Review: I Hope It’s Not Raining In London (Bearfoot Theatre)

Venue: PACT Centre for Emerging Artists (Erskineville NSW), Jun 26 – 29, 2019
Playwright: Nicholas Thoroughgood
Director: Riley McLean
Cast: Daniel Cottier, Cassie Hamilton, Nicholas Thoroughgood, Zoe Walker
Images by Riley McLean

Theatre review
It begins with two young people in a mysterious room, both of whom are not quite sure who or where they are. The amnesia gradually fades away, as they proceed to recollect memories explaining how they got here. We learn soon enough, that Nicholas Thoroughgood’s I Hope It’s Not Raining In London is about these protagonists’ relationships with their parents. They look back at the warm and the chilling, and try to figure out, where to from here. It is a sensitive piece of writing, well considered but perhaps not quite as powerful as it wishes to be. The structure elicits a healthy dose of intrigue, although we find ourselves arriving at its climax with insufficient dramatic tension.

Directed by Riley McLean, the production is elegantly styled, with an emphasis on chemistry between actors that keeps our attention on the story. Daniel Cottier and playwright Thoroughgood perform the central characters, both persuasively naturalistic, with an ease and familiarity with the material that allows them to bring sizeable confidence to the stage. Also noteworthy is McLean’s lighting design, simple but varied, efficient with the management of scene transitions, and effective in conveying atmospheric transformations.
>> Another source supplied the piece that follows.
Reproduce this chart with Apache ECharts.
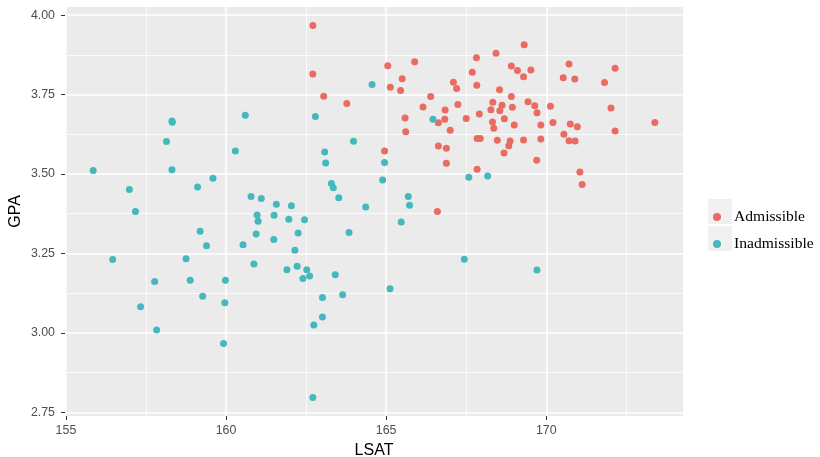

Some say that heaven, hell and purgatory are not about the afterlife, but are allegorical concepts for the here and now. Indeed, it is helpful to always think about today as a consequence of yesterday, in order that we may learn to make improvements. In our storytelling too, causation, of one thing leading to another, shapes all our narratives. We can however, disconnect from the past, or at least, formulate new beginnings, so that we can experience radical reconstructions, when so desired. What’s done cannot be undone, but what we do with the future is only restricted by imagination.